#### Exercise materials:
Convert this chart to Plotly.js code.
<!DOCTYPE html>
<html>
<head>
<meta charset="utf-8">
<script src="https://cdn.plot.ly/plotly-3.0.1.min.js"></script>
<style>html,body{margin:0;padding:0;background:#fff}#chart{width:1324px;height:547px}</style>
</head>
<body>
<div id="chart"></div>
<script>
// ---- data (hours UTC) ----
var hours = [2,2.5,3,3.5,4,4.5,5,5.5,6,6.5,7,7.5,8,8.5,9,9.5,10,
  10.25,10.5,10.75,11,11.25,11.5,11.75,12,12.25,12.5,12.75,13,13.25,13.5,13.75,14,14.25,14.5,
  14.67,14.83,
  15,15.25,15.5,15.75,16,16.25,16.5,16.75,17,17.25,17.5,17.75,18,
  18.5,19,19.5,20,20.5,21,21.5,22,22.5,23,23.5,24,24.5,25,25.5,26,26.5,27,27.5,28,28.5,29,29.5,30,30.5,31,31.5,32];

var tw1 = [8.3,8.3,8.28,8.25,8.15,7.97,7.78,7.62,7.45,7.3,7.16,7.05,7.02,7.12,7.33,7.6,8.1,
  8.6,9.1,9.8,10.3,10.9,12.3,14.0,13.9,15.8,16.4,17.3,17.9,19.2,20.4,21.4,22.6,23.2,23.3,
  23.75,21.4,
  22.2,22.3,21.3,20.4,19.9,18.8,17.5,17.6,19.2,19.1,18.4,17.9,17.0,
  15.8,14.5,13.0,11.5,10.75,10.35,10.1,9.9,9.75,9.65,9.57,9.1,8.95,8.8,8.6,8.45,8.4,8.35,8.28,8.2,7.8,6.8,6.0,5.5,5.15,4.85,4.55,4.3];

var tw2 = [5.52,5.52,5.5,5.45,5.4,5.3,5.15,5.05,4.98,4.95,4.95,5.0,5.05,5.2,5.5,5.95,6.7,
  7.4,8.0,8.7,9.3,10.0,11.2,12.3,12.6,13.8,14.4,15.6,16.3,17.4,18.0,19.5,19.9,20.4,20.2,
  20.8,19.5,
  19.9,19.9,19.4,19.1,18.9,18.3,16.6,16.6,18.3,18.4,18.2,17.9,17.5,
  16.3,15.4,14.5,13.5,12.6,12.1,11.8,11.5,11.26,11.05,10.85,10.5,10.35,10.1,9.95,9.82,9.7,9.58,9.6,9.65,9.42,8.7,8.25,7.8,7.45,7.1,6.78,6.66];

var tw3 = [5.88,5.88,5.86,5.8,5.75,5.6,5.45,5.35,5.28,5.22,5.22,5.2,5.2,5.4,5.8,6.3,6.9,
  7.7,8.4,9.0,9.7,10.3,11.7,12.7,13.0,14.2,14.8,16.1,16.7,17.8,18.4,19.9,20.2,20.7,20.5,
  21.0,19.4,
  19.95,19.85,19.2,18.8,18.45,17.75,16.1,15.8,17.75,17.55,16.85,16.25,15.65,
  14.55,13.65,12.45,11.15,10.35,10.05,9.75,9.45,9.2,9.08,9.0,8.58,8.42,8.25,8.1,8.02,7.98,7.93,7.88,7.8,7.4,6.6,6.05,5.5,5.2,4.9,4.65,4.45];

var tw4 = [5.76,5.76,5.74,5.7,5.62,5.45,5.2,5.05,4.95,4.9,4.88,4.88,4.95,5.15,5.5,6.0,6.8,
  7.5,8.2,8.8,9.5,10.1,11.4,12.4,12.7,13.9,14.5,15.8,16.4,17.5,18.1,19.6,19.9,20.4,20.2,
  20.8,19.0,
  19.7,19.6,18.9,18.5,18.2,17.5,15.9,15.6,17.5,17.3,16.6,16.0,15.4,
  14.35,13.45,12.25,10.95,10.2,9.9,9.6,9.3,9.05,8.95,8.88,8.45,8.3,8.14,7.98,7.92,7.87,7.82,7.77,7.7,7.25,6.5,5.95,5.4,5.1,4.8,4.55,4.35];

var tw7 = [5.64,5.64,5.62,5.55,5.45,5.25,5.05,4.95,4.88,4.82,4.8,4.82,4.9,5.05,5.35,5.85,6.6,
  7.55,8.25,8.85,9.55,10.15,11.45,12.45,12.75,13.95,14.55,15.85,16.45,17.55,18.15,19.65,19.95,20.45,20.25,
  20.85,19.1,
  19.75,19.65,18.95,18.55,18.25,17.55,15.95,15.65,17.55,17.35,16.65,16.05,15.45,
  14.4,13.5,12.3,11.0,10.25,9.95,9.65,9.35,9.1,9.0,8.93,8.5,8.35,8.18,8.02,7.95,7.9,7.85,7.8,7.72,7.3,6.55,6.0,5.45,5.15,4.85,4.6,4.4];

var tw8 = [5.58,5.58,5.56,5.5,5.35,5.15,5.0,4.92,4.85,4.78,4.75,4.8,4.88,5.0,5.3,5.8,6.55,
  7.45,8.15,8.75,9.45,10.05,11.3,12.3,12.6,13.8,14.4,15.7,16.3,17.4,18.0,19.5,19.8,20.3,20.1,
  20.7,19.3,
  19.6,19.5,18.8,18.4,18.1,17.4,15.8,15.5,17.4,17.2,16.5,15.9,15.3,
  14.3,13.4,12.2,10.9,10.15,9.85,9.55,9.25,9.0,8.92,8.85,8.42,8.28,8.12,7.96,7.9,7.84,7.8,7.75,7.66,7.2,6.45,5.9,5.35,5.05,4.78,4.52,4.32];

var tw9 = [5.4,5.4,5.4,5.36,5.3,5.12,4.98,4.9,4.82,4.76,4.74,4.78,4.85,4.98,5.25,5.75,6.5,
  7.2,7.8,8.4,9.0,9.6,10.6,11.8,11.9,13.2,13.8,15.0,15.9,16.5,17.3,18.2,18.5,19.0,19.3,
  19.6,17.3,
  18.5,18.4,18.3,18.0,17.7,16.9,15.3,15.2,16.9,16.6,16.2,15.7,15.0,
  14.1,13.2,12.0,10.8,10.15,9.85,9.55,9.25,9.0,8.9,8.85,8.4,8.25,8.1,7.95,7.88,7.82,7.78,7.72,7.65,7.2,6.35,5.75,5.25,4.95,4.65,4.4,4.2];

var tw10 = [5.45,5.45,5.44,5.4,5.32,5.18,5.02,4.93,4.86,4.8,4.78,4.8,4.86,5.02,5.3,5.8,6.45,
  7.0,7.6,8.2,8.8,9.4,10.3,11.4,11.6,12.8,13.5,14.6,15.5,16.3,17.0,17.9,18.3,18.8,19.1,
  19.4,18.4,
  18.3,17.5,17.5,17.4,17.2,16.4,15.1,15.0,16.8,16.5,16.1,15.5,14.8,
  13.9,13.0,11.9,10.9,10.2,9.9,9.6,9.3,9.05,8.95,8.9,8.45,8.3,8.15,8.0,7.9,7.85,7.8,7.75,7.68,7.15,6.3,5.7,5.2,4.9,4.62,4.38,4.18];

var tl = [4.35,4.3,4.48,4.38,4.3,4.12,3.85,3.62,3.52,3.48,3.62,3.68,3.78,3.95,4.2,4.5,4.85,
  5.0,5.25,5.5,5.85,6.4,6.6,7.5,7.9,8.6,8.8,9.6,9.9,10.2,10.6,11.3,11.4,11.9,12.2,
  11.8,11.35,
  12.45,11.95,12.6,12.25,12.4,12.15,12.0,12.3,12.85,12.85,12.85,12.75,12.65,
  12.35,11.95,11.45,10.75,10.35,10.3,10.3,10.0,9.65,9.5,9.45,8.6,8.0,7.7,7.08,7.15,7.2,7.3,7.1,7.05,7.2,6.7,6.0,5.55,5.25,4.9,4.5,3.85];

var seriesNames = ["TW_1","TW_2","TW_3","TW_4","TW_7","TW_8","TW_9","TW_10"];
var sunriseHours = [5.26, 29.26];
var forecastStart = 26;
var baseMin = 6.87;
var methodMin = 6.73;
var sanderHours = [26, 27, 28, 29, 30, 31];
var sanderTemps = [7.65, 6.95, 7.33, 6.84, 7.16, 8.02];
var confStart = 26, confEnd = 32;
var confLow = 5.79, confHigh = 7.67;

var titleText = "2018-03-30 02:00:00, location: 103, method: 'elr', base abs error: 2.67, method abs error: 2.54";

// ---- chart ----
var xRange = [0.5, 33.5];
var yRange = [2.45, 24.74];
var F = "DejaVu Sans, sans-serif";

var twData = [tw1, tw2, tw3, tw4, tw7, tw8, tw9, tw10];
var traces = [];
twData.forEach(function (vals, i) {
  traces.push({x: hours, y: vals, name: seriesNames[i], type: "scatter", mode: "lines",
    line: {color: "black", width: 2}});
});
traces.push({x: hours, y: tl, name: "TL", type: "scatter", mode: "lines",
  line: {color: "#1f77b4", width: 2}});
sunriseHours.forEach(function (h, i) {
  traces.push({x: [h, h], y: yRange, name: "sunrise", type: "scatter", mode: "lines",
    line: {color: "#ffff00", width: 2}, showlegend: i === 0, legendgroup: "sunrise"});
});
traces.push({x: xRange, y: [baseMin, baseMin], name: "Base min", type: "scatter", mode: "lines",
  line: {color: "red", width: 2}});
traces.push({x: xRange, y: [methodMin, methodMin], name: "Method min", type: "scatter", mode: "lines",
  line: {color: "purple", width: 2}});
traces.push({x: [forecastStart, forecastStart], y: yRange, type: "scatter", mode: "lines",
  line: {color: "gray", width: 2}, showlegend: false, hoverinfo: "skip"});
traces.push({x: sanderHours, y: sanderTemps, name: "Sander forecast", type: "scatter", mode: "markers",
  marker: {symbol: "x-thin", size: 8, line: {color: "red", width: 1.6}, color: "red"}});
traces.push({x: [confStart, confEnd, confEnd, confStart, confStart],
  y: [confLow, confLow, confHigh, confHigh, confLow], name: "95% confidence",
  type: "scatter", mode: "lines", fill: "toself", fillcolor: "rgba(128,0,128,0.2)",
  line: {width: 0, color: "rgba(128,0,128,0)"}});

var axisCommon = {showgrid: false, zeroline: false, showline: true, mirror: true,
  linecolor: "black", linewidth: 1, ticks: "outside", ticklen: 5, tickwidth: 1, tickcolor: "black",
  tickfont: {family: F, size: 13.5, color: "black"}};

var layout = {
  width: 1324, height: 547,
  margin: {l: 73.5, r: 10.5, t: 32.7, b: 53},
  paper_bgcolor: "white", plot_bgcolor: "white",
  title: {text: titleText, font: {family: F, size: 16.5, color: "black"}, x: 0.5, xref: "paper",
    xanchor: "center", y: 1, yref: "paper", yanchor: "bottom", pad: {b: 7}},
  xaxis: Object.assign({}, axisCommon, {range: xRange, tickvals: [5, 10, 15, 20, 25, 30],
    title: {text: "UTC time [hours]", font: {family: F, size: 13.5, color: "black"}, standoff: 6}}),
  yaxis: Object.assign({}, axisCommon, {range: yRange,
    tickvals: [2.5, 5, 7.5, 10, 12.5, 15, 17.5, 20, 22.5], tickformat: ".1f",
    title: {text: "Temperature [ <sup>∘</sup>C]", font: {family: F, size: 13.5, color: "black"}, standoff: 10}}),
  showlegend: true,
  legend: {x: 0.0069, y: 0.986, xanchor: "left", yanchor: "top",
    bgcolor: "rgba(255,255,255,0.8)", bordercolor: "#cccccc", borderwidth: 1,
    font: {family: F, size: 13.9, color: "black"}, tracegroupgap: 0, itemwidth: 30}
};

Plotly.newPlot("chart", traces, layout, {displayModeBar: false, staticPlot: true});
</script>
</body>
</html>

--

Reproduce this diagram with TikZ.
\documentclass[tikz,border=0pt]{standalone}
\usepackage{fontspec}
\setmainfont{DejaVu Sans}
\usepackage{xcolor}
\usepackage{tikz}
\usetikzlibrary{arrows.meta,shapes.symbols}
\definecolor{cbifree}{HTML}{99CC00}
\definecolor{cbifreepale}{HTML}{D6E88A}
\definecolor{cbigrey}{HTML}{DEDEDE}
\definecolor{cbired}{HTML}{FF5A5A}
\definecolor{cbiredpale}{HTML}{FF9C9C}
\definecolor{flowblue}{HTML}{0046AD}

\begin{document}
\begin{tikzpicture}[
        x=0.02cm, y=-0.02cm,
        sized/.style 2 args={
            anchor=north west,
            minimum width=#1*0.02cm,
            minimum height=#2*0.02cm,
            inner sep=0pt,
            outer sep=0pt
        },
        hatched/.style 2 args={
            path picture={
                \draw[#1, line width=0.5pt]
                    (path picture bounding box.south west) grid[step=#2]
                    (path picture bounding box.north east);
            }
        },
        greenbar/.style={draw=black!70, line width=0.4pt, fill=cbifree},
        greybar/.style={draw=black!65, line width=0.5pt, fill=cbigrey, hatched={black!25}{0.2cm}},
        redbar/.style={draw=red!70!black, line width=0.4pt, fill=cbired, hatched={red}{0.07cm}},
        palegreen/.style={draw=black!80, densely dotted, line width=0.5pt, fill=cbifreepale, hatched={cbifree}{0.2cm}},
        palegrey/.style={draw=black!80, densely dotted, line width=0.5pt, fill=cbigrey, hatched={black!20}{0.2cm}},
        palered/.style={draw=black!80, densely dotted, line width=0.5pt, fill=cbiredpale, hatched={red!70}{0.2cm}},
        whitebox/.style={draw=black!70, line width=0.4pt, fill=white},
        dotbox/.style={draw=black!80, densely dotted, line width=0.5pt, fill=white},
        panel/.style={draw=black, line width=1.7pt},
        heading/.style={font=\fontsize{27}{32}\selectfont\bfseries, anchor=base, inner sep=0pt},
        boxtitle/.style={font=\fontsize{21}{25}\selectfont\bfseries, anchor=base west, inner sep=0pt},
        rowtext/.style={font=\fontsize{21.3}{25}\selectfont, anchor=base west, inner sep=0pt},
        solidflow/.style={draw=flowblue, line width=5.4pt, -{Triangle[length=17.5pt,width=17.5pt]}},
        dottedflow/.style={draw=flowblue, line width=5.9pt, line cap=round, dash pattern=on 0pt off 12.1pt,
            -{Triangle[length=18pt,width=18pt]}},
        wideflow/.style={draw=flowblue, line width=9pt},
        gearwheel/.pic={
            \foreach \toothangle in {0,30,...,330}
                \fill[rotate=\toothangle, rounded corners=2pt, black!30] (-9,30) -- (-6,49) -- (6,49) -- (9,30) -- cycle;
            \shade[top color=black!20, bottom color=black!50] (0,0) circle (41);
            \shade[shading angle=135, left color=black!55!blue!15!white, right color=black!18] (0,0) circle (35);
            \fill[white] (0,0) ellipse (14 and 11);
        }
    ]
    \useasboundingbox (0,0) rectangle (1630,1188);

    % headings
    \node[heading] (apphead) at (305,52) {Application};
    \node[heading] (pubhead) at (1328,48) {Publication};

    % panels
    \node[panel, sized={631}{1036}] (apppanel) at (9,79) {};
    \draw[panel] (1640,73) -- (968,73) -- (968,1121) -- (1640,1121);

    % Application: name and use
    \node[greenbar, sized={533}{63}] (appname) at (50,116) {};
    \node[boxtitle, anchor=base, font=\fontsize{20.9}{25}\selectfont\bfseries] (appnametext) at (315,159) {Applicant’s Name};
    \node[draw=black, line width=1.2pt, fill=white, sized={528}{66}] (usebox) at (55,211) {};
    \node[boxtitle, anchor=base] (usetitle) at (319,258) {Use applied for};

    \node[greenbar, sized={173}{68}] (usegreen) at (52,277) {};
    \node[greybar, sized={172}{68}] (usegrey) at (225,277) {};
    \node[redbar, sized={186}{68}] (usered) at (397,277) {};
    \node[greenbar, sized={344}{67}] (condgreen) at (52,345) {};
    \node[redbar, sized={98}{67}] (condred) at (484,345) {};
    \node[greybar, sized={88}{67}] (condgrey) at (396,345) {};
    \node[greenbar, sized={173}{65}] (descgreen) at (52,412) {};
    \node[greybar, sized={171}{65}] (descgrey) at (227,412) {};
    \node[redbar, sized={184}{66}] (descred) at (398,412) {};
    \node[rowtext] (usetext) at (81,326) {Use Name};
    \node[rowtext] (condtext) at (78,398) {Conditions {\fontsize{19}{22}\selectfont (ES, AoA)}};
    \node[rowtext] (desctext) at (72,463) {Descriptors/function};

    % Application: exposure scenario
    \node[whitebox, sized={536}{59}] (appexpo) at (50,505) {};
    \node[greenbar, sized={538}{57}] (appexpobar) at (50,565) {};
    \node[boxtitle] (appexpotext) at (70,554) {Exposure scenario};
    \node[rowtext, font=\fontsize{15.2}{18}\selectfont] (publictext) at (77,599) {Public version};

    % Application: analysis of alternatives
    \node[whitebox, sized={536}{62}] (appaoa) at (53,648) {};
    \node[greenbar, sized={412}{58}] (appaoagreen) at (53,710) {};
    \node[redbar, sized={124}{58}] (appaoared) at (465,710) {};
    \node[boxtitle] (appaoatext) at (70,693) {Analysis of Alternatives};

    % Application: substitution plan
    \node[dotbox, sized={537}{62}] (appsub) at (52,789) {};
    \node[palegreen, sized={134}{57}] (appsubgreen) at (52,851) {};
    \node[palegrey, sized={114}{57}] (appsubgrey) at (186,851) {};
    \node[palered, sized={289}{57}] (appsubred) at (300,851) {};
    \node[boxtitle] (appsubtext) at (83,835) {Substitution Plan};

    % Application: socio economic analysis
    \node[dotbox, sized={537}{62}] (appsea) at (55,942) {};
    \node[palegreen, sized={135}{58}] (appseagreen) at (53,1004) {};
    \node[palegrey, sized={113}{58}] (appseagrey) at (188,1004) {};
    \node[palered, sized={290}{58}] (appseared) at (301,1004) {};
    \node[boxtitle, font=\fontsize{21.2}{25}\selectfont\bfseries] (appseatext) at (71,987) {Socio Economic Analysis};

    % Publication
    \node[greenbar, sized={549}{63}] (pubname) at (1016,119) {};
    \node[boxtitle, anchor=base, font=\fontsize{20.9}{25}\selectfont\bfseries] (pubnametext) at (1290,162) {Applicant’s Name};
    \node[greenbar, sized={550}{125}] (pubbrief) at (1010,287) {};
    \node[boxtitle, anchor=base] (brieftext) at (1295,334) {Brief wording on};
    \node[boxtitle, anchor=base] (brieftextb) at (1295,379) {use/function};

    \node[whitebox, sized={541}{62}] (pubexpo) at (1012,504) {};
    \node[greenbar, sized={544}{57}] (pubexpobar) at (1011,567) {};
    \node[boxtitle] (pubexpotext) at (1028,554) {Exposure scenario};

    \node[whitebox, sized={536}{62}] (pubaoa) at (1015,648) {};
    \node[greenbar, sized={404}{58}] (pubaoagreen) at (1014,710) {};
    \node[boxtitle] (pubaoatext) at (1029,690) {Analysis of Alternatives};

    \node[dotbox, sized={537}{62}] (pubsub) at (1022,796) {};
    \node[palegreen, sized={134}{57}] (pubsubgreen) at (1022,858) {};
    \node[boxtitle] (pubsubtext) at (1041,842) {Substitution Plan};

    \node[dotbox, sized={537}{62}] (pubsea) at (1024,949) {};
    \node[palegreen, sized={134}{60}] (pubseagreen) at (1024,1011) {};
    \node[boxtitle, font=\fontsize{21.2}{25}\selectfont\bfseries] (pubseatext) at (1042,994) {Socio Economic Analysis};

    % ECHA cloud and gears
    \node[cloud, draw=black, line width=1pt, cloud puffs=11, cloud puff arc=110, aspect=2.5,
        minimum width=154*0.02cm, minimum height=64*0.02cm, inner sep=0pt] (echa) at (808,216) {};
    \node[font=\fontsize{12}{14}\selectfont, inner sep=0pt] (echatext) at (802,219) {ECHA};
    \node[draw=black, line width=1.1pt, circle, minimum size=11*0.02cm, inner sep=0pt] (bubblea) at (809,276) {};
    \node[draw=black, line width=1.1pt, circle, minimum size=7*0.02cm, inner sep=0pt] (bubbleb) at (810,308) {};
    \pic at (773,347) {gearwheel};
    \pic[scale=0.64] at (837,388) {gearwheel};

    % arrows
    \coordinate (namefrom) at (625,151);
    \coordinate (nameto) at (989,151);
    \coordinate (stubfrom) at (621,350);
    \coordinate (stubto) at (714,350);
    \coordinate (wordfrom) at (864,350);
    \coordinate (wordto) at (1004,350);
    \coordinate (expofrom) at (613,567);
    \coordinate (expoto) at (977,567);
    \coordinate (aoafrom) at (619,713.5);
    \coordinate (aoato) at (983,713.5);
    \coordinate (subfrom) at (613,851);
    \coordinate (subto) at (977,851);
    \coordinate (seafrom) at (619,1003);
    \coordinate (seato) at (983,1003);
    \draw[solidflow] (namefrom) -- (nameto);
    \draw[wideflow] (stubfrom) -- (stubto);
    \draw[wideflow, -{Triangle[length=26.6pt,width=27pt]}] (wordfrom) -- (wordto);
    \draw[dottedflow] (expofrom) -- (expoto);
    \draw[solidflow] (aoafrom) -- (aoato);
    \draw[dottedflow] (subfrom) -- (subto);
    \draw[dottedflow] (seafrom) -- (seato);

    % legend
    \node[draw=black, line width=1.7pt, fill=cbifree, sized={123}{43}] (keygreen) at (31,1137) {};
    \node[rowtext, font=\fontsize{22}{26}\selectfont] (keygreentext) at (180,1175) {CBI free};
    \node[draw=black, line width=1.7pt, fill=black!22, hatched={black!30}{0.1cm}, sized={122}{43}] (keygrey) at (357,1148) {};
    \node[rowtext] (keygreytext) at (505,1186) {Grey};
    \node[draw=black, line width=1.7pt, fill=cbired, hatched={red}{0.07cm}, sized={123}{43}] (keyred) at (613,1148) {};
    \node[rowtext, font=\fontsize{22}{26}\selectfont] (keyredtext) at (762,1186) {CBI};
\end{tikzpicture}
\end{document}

#### Brief:
In the records above, find each line with the word "chart" and copy it.

#### Exercise answer:
Convert this chart to Plotly.js code.
<style>html,body{margin:0;padding:0;background:#fff}#chart{width:1324px;height:547px}</style>
<div id="chart"></div>
// ---- chart ----
Plotly.newPlot("chart", traces, layout, {displayModeBar: false, staticPlot: true});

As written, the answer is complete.